Enfin une véritable volonté politique

Vendredi dernier, la juge Hélène Bédard, du Tribunal administratif du travail, a sommé les infirmières d’accepter sans condition de faire des heures supplémentaires obligatoires le 8 avril. La Fédération interprofessionnelle de la santé du Québec (FIQ) avait décrété ce lundi « journée nationale » sans heures supplémentaires obligatoires. Or cette défaite n’en est pas une.

D’une part, dans sa décision, la juge reconnaît que les heures supplémentaires obligatoires devraient être acceptées « lors de situations urgentes et exceptionnelles ». De toute manière, les infirmières sont soumises à un code de déontologie qui leur défend d’abandonner un patient qui a besoin de soins. D’autre part, la FIQ avait demandé aux gestionnaires du réseau de la santé de préparer des horaires sans heures supplémentaires obligatoires, et c’est exactement ce qu’ils ont fait. Nous ne savons pas si c’est au prix d’un certain ralentissement des activités, notamment en ce qui a trait aux chirurgies électives. Mais les gestionnaires ont démontré qu’ils pouvaient y arriver. Cela représente, aux yeux de la FIQ, une éloquente admission de leur part.

Au fil du temps, les heures supplémentaires obligatoires sont devenues un mode de gestion courant dans le réseau de la santé. Mais cet expédient a plusieurs effets pervers. Nombre d’infirmières refusent des postes à temps plein parce qu’à temps partiel, elles peuvent éviter l’obligation de faire des heures supplémentaires, d’autant que, souvent, les postes offerts ne sont pas assignés à des unités de soin précises et ne comportent pas de plages horaires stables. La surcharge de travail, causée par des ratios infirmières-patients trop élevés, a des conséquences néfastes sur l’assiduité et elle pousse les professionnelles à prendre leur retraite plus tôt. C’est un cercle vicieux qui creuse la pénurie de main-d’oeuvre.

De plus, la réforme centralisatrice de Gaétan Barrette a aggravé la situation en éliminant des cadres qui s’occupaient de l’organisation de travail dans chacun des établissements, déshumanisant encore plus le milieu de travail.

La ministre de la Santé et des Services sociaux, Danielle McCann, croit aussi que cette journée de lundi fait la démonstration que gérer sans le recours aux heures supplémentaires obligatoires est possible.

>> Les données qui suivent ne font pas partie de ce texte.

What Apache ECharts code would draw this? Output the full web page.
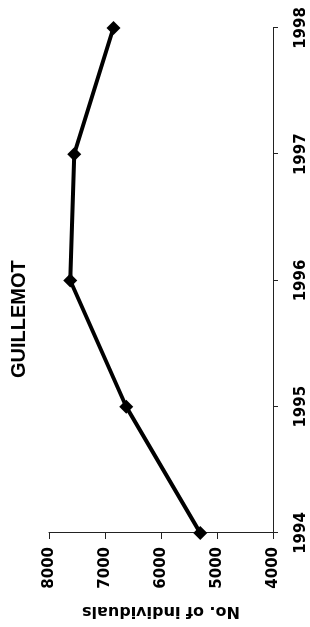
<!DOCTYPE html>
<html>
<head>
<meta charset="utf-8">
<script src="https://cdn.jsdelivr.net/npm/echarts@6/dist/echarts.min.js"></script>
<style>
  html, body { margin: 0; padding: 0; background: #fff; overflow: hidden; }
  #wrap { position: relative; width: 310px; height: 627px; }
  #chart {
    position: absolute; left: 0; top: 0;
    width: 627px; height: 310px;
    transform-origin: 0 0;
    transform: translate(0px, 627px) rotate(-90deg);
  }
</style>
</head>
<body>
<div id="wrap"><div id="chart"></div></div>
<script>
// Data
const years = ['1994', '1995', '1996', '1997', '1998'];
const individuals = [5300, 6620, 7620, 7550, 6850];
const valueTicks = [4000, 5000, 6000, 7000, 8000];
const chartTitle = 'GUILLEMOT';
const valueAxisName = 'No. of individuals';

const tickFont = { fontFamily: 'DejaVu Sans', fontWeight: 'bold', fontSize: 15, color: '#000' };

const chart = echarts.init(document.getElementById('chart'), null, { renderer: 'canvas', width: 627, height: 310 });
chart.setOption({
  backgroundColor: '#fff',
  animation: false,
  title: {
    text: chartTitle,
    left: 249,
    top: 9,
    padding: 0,
    textStyle: { fontFamily: 'Liberation Sans', fontWeight: 'bold', fontSize: 20, color: '#000' }
  },
  grid: { left: 93, right: 28, top: 49, bottom: 37, containLabel: false },
  xAxis: {
    type: 'category',
    data: years,
    boundaryGap: false,
    axisLine: { show: true, lineStyle: { color: '#222', width: 1 } },
    axisTick: { show: true, inside: false, length: 5, alignWithLabel: true, lineStyle: { color: '#222' } },
    axisLabel: Object.assign({ margin: 21 }, tickFont),
    splitLine: { show: false }
  },
  yAxis: {
    type: 'value',
    min: valueTicks[0],
    max: valueTicks[valueTicks.length - 1],
    interval: 1000,
    name: valueAxisName,
    nameLocation: 'middle',
    nameRotate: 90,
    nameGap: 70,
    nameTextStyle: { fontFamily: 'DejaVu Sans', fontWeight: 'bold', fontSize: 16, color: '#000' },
    axisLine: { show: true, lineStyle: { color: '#222', width: 1 } },
    axisTick: { show: true, inside: false, length: 6, lineStyle: { color: '#222' } },
    axisLabel: Object.assign({ margin: 14, formatter: function (v) { return String(v); } }, tickFont),
    splitLine: { show: false }
  },
  series: [{
    type: 'line',
    data: individuals,
    symbol: 'diamond',
    symbolSize: 14,
    lineStyle: { color: '#000', width: 4 },
    itemStyle: { color: '#000' }
  }]
});
</script>
</body>
</html>
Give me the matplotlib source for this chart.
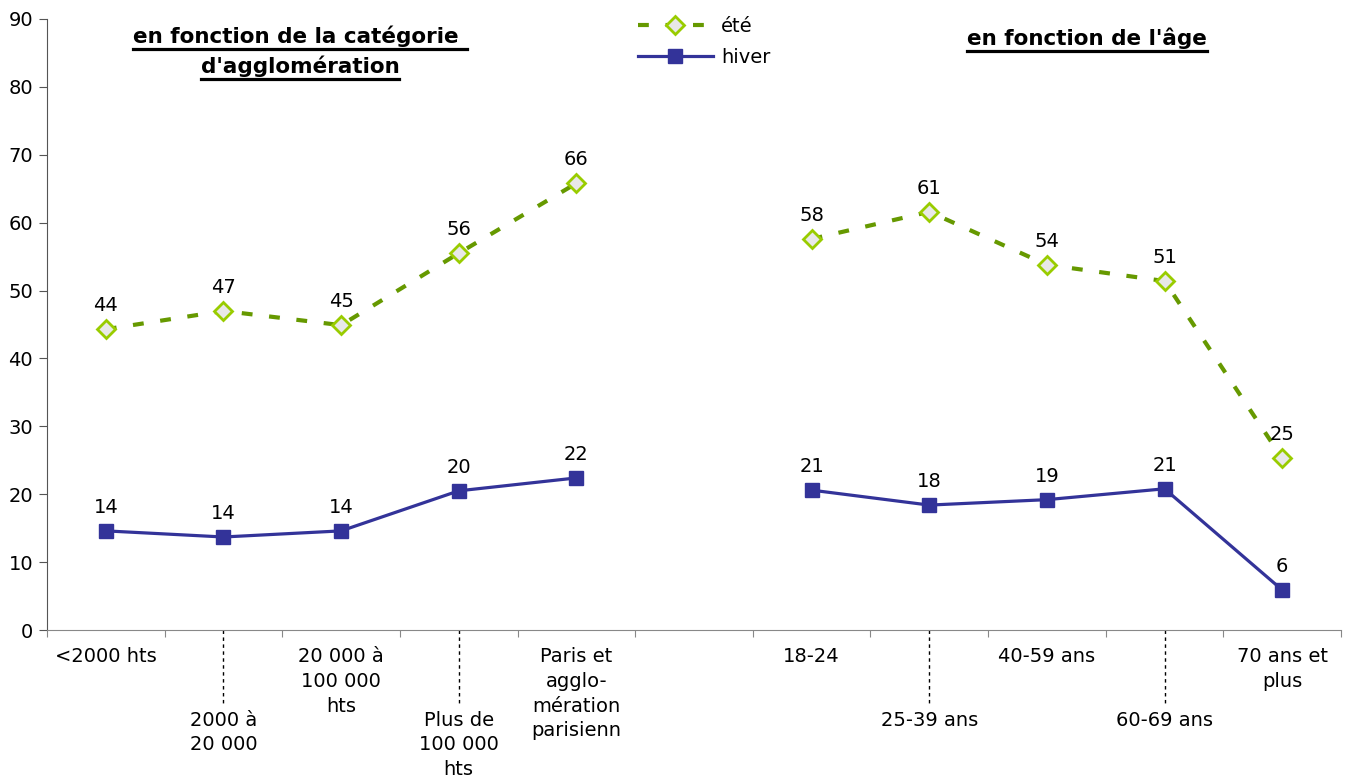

Ce ne devrait pas être « une mesure habituelle et routinière ». Rappelant que le dernier budget prévoit une enveloppe de 200 millions pour l’embauche d’infirmières et autres professionnelles dans le réseau de la santé, la ministre a répété que l’élimination des heures supplémentaires obligatoires est un engagement ferme de son gouvernement. « C’est le dossier numéro un. C’est la priorité de tous les établissements », a-t-elle déclaré.

Il est heureux que Danielle McCann affiche une véritable volonté politique de mettre fin à ce mode de gestion qui, s’il simplifie le travail de gestionnaires, rend misérable celui des infirmières. La ministre soutient que les directions des établissements sont dans le coup. Pour améliorer la situation, elle compte, notamment, sur le « rehaussement » des postes, c’est-à-dire l’ouverture de postes d’infirmières à temps plein, quatre jours semaine, des postes stables auxquelles celles-ci aspirent. Les heures supplémentaires — non obligatoires — seraient réservées aux fins de semaine. Elle table aussi sur le retour d’infirmières qui ont pris leur retraite.

Évidemment, il y a loin de la coupe aux lèvres. « Si j’avais une baguette magique, ce serait [réglé] demain matin », a illustré la ministre. Le gouvernement caquiste s’est donné quatre ans pour corriger la situation. Or des améliorations tangibles devront être apportées rapidement. Au bénéfice des infirmières, qui méritent de pouvoir exercer leur profession dans les meilleures conditions possible, mais surtout pour le bien des patients, qui pâtissent de cette organisation de travail déficiente et inhumaine.